Images appear in the records below; leave them out and repeat everything else exactly.

-------- Input data --------

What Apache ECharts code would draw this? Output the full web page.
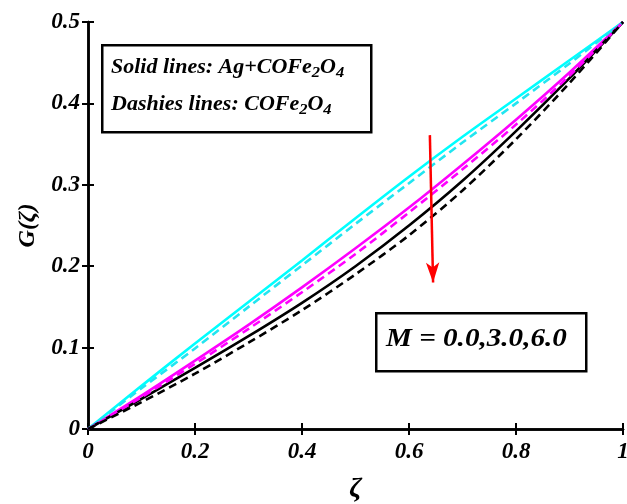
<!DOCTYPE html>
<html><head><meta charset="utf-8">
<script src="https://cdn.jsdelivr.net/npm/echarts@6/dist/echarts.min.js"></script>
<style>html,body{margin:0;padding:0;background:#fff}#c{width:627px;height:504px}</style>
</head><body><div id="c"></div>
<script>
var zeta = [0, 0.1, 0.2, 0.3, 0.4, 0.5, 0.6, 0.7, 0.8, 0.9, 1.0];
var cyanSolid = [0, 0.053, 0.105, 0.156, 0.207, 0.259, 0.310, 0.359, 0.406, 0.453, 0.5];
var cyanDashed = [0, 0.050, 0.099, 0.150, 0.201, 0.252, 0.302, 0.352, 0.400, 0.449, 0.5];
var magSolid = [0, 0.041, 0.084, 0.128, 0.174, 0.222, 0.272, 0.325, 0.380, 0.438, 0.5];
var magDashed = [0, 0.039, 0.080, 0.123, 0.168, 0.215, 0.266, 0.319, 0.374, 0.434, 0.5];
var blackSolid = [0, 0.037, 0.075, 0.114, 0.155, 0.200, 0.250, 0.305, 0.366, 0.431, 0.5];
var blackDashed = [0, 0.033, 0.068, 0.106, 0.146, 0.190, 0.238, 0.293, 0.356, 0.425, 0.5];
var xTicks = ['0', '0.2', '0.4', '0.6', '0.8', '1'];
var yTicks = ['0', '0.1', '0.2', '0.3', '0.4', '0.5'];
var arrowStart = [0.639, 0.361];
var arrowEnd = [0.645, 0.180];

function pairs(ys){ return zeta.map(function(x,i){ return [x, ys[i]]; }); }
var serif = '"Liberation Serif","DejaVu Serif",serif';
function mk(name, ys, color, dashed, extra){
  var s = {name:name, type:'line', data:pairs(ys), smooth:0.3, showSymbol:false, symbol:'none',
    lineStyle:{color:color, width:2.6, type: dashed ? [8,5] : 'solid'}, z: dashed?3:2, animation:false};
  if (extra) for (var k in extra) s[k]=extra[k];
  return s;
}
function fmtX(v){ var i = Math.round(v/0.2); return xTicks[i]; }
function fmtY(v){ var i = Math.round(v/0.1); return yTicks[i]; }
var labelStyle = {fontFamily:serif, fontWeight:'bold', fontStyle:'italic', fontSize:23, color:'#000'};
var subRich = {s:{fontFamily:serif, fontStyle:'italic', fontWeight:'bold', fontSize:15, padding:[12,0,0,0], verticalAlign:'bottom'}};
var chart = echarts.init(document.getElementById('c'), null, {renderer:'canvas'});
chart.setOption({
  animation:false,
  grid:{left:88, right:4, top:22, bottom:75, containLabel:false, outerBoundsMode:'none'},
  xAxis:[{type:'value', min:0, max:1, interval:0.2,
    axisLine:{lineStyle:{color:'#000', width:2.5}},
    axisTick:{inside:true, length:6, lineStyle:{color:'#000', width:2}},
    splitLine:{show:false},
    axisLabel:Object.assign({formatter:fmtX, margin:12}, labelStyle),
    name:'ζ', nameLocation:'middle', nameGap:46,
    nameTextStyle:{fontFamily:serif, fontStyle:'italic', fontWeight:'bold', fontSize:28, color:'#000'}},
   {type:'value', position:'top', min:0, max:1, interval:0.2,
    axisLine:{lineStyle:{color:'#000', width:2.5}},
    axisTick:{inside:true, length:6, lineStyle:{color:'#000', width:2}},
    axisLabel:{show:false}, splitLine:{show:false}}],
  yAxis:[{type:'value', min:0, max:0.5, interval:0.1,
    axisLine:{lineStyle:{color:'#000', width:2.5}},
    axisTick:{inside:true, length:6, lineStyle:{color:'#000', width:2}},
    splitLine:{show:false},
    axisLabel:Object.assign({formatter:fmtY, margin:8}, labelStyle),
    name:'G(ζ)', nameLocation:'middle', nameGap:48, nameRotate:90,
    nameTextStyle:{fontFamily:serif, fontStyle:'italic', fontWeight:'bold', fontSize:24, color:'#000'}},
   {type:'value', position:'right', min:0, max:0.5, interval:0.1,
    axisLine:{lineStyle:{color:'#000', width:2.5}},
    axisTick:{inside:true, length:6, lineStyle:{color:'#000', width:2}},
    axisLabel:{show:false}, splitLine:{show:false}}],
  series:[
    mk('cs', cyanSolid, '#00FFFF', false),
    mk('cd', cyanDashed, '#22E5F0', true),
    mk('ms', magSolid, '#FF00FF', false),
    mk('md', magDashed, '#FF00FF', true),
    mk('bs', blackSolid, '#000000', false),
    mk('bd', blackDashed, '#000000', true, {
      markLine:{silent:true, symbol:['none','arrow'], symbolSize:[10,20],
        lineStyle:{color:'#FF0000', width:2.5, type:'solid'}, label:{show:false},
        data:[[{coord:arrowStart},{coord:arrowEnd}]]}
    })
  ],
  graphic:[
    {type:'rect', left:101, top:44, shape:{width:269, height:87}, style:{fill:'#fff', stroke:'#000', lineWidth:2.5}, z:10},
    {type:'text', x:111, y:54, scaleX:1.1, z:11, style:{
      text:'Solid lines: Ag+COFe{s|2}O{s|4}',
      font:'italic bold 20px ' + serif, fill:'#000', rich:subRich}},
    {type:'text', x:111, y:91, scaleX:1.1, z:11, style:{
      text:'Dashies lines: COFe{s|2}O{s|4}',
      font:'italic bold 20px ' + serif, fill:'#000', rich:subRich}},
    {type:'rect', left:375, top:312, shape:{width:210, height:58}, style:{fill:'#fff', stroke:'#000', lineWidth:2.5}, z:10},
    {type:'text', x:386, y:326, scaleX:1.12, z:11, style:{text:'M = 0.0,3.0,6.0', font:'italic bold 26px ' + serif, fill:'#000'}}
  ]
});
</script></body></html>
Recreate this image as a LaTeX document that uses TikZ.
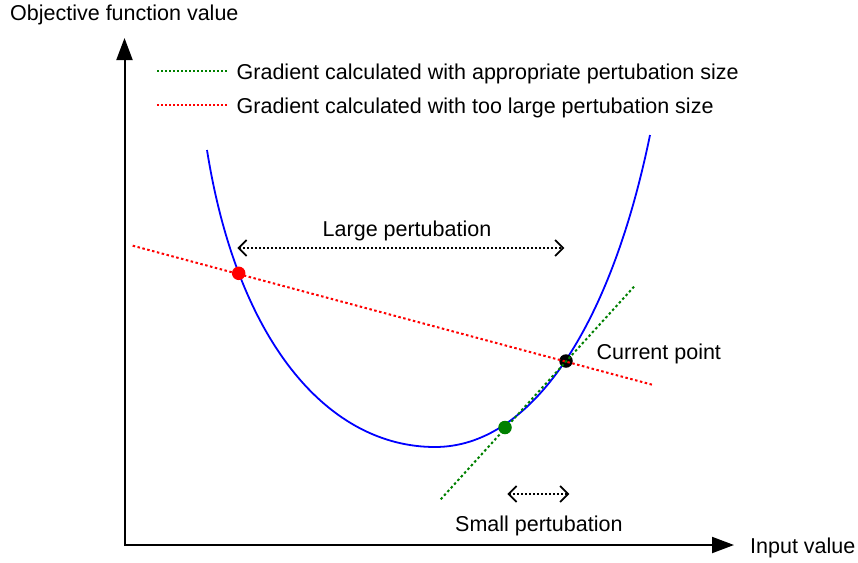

--------

Response below:
What Apache ECharts code would draw this? Output the full web page.
<!DOCTYPE html>
<html><head><meta charset="utf-8">
<script src="https://cdn.jsdelivr.net/npm/echarts@6/dist/echarts.min.js"></script>
<style>html,body{margin:0;padding:0;background:#fff}#c{width:627px;height:504px}</style>
</head><body><div id="c"></div>
<script>
var zeta = [0, 0.1, 0.2, 0.3, 0.4, 0.5, 0.6, 0.7, 0.8, 0.9, 1.0];
var cyanSolid = [0, 0.053, 0.105, 0.156, 0.207, 0.259, 0.310, 0.359, 0.406, 0.453, 0.5];
var cyanDashed = [0, 0.050, 0.099, 0.150, 0.201, 0.252, 0.302, 0.352, 0.400, 0.449, 0.5];
var magSolid = [0, 0.041, 0.084, 0.128, 0.174, 0.222, 0.272, 0.325, 0.380, 0.438, 0.5];
var magDashed = [0, 0.039, 0.080, 0.123, 0.168, 0.215, 0.266, 0.319, 0.374, 0.434, 0.5];
var blackSolid = [0, 0.037, 0.075, 0.114, 0.155, 0.200, 0.250, 0.305, 0.366, 0.431, 0.5];
var blackDashed = [0, 0.033, 0.068, 0.106, 0.146, 0.190, 0.238, 0.293, 0.356, 0.425, 0.5];
var xTicks = ['0', '0.2', '0.4', '0.6', '0.8', '1'];
var yTicks = ['0', '0.1', '0.2', '0.3', '0.4', '0.5'];
var arrowStart = [0.639, 0.361];
var arrowEnd = [0.645, 0.180];

function pairs(ys){ return zeta.map(function(x,i){ return [x, ys[i]]; }); }
var serif = '"Liberation Serif","DejaVu Serif",serif';
function mk(name, ys, color, dashed, extra){
  var s = {name:name, type:'line', data:pairs(ys), smooth:0.3, showSymbol:false, symbol:'none',
    lineStyle:{color:color, width:2.6, type: dashed ? [8,5] : 'solid'}, z: dashed?3:2, animation:false};
  if (extra) for (var k in extra) s[k]=extra[k];
  return s;
}
function fmtX(v){ var i = Math.round(v/0.2); return xTicks[i]; }
function fmtY(v){ var i = Math.round(v/0.1); return yTicks[i]; }
var labelStyle = {fontFamily:serif, fontWeight:'bold', fontStyle:'italic', fontSize:23, color:'#000'};
var subRich = {s:{fontFamily:serif, fontStyle:'italic', fontWeight:'bold', fontSize:15, padding:[12,0,0,0], verticalAlign:'bottom'}};
var chart = echarts.init(document.getElementById('c'), null, {renderer:'canvas'});
chart.setOption({
  animation:false,
  grid:{left:88, right:4, top:22, bottom:75, containLabel:false, outerBoundsMode:'none'},
  xAxis:[{type:'value', min:0, max:1, interval:0.2,
    axisLine:{lineStyle:{color:'#000', width:2.5}},
    axisTick:{inside:true, length:6, lineStyle:{color:'#000', width:2}},
    splitLine:{show:false},
    axisLabel:Object.assign({formatter:fmtX, margin:12}, labelStyle),
    name:'ζ', nameLocation:'middle', nameGap:46,
    nameTextStyle:{fontFamily:serif, fontStyle:'italic', fontWeight:'bold', fontSize:28, color:'#000'}},
   {type:'value', position:'top', min:0, max:1, interval:0.2,
    axisLine:{lineStyle:{color:'#000', width:2.5}},
    axisTick:{inside:true, length:6, lineStyle:{color:'#000', width:2}},
    axisLabel:{show:false}, splitLine:{show:false}}],
  yAxis:[{type:'value', min:0, max:0.5, interval:0.1,
    axisLine:{lineStyle:{color:'#000', width:2.5}},
    axisTick:{inside:true, length:6, lineStyle:{color:'#000', width:2}},
    splitLine:{show:false},
    axisLabel:Object.assign({formatter:fmtY, margin:8}, labelStyle),
    name:'G(ζ)', nameLocation:'middle', nameGap:48, nameRotate:90,
    nameTextStyle:{fontFamily:serif, fontStyle:'italic', fontWeight:'bold', fontSize:24, color:'#000'}},
   {type:'value', position:'right', min:0, max:0.5, interval:0.1,
    axisLine:{lineStyle:{color:'#000', width:2.5}},
    axisTick:{inside:true, length:6, lineStyle:{color:'#000', width:2}},
    axisLabel:{show:false}, splitLine:{show:false}}],
  series:[
    mk('cs', cyanSolid, '#00FFFF', false),
    mk('cd', cyanDashed, '#22E5F0', true),
    mk('ms', magSolid, '#FF00FF', false),
    mk('md', magDashed, '#FF00FF', true),
    mk('bs', blackSolid, '#000000', false),
    mk('bd', blackDashed, '#000000', true, {
      markLine:{silent:true, symbol:['none','arrow'], symbolSize:[10,20],
        lineStyle:{color:'#FF0000', width:2.5, type:'solid'}, label:{show:false},
        data:[[{coord:arrowStart},{coord:arrowEnd}]]}
    })
  ],
  graphic:[
    {type:'rect', left:101, top:44, shape:{width:269, height:87}, style:{fill:'#fff', stroke:'#000', lineWidth:2.5}, z:10},
    {type:'text', x:111, y:54, scaleX:1.1, z:11, style:{
      text:'Solid lines: Ag+COFe{s|2}O{s|4}',
      font:'italic bold 20px ' + serif, fill:'#000', rich:subRich}},
    {type:'text', x:111, y:91, scaleX:1.1, z:11, style:{
      text:'Dashies lines: COFe{s|2}O{s|4}',
      font:'italic bold 20px ' + serif, fill:'#000', rich:subRich}},
    {type:'rect', left:375, top:312, shape:{width:210, height:58}, style:{fill:'#fff', stroke:'#000', lineWidth:2.5}, z:10},
    {type:'text', x:386, y:326, scaleX:1.12, z:11, style:{text:'M = 0.0,3.0,6.0', font:'italic bold 26px ' + serif, fill:'#000'}}
  ]
});
</script></body></html>
Recreate this image as a LaTeX document that uses TikZ.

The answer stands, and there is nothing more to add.